Dataset excerpts >>
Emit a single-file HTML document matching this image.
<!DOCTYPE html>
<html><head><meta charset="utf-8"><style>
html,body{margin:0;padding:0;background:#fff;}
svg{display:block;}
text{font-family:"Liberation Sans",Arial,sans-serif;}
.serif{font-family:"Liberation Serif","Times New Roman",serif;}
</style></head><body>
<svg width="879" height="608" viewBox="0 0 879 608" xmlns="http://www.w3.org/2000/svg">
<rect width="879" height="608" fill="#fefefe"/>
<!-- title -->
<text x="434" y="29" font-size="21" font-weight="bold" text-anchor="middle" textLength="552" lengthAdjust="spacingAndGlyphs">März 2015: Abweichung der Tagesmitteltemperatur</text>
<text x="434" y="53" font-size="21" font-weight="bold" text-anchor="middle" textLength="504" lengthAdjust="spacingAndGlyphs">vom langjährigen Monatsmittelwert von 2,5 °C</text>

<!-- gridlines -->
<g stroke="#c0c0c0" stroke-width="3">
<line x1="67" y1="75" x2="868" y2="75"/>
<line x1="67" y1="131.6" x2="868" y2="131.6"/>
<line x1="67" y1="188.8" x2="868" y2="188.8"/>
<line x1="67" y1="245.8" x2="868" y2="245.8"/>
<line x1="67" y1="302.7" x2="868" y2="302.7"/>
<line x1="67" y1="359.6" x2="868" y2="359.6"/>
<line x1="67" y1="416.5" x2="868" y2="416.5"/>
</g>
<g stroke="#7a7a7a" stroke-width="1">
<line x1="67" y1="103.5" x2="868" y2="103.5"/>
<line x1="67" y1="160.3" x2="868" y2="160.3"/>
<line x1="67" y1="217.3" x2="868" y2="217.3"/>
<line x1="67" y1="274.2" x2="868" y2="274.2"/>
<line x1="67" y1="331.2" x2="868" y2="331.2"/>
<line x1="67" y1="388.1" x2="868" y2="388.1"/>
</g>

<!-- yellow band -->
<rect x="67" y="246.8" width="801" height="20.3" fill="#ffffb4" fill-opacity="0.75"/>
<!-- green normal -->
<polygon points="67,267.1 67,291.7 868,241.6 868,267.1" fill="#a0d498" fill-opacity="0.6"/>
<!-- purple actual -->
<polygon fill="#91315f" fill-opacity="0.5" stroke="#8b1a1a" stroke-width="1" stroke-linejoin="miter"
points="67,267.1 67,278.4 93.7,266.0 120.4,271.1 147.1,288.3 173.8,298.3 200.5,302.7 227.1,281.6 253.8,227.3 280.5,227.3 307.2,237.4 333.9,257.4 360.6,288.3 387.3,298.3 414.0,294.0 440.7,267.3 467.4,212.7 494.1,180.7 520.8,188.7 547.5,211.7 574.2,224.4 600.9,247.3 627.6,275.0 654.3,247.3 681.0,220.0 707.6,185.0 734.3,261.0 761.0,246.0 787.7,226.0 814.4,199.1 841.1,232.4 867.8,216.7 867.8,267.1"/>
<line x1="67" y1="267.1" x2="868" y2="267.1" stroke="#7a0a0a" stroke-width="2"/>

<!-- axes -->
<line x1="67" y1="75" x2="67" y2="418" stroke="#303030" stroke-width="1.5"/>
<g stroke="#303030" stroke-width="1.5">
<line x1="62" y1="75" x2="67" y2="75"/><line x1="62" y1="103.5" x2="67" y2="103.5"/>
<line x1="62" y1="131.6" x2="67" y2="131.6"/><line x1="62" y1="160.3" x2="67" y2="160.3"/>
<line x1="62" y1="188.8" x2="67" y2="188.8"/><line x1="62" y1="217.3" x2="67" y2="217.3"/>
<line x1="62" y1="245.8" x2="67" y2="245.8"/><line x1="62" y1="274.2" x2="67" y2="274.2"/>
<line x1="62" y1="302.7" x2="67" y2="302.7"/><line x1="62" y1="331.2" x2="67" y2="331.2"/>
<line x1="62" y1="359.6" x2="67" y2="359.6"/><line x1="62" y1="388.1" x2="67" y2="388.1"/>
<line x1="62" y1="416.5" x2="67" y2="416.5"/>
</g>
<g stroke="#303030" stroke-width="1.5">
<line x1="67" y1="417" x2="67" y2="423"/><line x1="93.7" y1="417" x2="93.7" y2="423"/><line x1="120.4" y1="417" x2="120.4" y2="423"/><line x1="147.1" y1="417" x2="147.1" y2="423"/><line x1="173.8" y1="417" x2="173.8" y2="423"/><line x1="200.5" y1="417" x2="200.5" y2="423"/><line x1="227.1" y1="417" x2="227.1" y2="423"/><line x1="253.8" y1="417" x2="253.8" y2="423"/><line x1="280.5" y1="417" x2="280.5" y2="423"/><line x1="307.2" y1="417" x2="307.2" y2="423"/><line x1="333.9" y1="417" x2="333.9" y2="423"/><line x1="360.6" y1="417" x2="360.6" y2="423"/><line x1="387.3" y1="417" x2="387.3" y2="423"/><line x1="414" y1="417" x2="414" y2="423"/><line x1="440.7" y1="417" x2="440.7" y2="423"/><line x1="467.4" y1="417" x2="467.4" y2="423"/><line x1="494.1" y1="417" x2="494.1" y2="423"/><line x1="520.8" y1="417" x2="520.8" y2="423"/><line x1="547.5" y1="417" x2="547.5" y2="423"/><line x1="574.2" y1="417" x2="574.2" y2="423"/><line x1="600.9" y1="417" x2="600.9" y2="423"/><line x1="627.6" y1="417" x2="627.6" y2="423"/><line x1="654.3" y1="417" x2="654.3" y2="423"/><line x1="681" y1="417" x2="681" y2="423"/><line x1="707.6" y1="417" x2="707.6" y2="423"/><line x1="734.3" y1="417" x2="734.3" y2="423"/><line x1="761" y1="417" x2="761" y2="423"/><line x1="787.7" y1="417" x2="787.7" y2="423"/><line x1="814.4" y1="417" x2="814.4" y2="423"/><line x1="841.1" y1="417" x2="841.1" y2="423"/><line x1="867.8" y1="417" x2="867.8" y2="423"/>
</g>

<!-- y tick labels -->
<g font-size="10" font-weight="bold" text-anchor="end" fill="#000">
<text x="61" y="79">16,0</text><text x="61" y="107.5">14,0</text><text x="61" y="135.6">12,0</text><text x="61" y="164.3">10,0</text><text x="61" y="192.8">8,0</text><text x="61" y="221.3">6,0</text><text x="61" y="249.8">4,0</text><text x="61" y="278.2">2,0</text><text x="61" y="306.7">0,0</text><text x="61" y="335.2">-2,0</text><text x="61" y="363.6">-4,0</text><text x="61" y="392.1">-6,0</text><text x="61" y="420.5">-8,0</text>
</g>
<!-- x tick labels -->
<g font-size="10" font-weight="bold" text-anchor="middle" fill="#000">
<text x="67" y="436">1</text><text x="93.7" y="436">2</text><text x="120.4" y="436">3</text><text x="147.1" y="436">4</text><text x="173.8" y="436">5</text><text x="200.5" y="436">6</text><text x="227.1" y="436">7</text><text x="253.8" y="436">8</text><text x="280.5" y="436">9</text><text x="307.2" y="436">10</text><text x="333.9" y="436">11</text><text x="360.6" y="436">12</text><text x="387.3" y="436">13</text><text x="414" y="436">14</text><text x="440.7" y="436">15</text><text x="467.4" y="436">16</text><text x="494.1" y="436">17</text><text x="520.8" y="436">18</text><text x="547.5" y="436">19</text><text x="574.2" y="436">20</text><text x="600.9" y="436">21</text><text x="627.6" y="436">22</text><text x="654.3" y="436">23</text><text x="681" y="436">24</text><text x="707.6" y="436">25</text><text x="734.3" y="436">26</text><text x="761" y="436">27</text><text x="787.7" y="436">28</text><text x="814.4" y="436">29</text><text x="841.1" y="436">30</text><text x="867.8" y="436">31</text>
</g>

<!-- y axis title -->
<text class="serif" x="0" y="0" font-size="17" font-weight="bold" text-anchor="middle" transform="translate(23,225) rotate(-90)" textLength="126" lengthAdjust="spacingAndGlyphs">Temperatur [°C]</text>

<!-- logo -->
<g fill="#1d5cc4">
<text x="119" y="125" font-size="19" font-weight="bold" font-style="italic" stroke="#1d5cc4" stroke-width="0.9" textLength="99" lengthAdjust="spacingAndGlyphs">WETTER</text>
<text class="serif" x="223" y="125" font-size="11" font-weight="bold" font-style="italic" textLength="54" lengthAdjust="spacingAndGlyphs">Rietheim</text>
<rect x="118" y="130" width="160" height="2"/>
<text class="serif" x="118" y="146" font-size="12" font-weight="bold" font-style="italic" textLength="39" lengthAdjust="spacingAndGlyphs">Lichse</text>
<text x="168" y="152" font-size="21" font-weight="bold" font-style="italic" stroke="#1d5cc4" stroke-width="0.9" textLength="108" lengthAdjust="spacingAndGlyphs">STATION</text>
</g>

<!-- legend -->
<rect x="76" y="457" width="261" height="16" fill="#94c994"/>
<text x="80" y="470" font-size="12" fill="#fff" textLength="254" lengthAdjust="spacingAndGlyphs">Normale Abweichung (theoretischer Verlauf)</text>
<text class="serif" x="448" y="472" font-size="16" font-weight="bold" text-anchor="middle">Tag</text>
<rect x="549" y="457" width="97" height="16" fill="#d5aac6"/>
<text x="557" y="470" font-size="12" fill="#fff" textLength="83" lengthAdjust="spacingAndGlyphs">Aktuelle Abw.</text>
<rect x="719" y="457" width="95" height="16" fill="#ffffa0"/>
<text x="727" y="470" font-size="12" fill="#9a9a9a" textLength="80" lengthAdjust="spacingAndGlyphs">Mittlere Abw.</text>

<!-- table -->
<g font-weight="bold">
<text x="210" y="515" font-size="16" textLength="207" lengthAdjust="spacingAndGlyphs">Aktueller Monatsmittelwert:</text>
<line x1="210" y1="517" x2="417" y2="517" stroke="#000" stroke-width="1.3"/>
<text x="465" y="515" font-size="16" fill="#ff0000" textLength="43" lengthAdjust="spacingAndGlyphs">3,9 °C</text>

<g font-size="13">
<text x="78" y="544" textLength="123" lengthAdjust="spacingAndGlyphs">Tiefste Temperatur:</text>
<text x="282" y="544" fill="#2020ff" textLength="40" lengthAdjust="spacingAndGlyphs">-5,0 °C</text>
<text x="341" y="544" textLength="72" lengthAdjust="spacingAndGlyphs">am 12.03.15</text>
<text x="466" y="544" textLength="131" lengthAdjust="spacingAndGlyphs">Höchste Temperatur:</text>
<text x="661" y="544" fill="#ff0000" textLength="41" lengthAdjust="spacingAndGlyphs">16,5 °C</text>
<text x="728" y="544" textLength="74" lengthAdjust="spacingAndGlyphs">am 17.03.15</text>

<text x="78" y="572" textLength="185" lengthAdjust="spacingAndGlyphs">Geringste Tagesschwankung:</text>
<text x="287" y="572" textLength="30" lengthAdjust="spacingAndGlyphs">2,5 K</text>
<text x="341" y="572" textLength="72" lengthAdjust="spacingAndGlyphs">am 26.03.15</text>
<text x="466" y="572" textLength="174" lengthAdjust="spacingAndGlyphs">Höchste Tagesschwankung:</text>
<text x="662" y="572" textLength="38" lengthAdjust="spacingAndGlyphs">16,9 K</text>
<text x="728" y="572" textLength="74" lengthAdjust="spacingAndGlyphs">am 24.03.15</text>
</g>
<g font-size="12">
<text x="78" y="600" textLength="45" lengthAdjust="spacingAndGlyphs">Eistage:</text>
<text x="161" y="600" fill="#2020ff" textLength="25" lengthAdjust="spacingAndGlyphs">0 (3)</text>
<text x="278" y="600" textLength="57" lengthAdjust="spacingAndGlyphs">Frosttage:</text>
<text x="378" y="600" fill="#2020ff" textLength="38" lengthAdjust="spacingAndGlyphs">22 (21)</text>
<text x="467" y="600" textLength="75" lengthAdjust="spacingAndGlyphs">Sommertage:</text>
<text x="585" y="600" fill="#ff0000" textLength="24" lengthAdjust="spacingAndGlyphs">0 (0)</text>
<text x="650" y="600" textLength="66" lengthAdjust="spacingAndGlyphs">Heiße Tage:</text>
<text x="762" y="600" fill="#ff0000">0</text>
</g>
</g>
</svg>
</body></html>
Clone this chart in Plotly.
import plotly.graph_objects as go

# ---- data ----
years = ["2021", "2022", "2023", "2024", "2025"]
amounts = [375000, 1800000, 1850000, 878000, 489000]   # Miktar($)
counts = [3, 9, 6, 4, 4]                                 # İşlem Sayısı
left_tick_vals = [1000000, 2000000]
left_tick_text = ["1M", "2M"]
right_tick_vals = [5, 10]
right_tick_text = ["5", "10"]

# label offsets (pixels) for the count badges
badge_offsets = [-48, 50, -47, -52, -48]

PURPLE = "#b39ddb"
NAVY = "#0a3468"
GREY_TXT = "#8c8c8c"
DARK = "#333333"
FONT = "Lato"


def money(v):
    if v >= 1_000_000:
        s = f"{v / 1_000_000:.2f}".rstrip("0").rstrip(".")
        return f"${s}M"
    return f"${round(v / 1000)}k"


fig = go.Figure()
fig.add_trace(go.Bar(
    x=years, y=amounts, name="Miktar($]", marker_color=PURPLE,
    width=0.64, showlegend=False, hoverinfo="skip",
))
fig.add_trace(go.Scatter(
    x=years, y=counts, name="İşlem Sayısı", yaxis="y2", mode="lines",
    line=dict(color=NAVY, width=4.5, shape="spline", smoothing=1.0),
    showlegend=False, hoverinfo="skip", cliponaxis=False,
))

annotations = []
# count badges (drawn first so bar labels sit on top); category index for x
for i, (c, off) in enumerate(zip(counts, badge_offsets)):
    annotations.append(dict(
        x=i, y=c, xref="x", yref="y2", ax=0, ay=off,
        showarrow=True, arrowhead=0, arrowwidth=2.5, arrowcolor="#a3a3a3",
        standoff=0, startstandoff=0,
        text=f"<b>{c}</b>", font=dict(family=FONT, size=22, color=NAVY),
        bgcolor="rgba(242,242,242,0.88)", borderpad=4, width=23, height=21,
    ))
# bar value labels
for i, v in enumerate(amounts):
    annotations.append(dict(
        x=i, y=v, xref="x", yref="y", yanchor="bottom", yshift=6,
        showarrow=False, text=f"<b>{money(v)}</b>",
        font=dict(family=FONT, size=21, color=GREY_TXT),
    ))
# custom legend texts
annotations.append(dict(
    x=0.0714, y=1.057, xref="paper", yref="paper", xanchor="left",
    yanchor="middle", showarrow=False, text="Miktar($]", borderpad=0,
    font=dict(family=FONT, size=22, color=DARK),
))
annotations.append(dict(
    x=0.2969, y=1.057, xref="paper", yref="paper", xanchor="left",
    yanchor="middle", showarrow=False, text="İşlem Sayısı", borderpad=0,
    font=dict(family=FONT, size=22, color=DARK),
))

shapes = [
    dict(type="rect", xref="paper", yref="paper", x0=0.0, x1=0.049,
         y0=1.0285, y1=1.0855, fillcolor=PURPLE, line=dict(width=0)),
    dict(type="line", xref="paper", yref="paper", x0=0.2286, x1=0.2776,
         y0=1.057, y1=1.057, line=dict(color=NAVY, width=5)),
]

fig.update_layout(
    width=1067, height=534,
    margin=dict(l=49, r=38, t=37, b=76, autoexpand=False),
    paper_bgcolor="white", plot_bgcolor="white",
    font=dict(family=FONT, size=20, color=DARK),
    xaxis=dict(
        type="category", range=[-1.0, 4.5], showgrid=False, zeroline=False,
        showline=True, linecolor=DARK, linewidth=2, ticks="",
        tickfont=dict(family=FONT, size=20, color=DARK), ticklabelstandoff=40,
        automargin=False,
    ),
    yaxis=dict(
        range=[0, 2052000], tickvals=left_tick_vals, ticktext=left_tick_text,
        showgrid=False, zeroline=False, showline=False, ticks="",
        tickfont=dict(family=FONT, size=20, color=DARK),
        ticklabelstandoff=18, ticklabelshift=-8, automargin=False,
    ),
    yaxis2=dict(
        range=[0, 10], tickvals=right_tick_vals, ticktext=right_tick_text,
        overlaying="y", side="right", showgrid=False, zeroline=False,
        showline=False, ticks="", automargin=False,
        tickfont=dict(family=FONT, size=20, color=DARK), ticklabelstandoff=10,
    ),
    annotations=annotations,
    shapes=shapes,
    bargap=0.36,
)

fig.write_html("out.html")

Stated exercise >> Copy all lines above containing the string "this".

Task answer >>
Emit a single-file HTML document matching this image.
Clone this chart in Plotly.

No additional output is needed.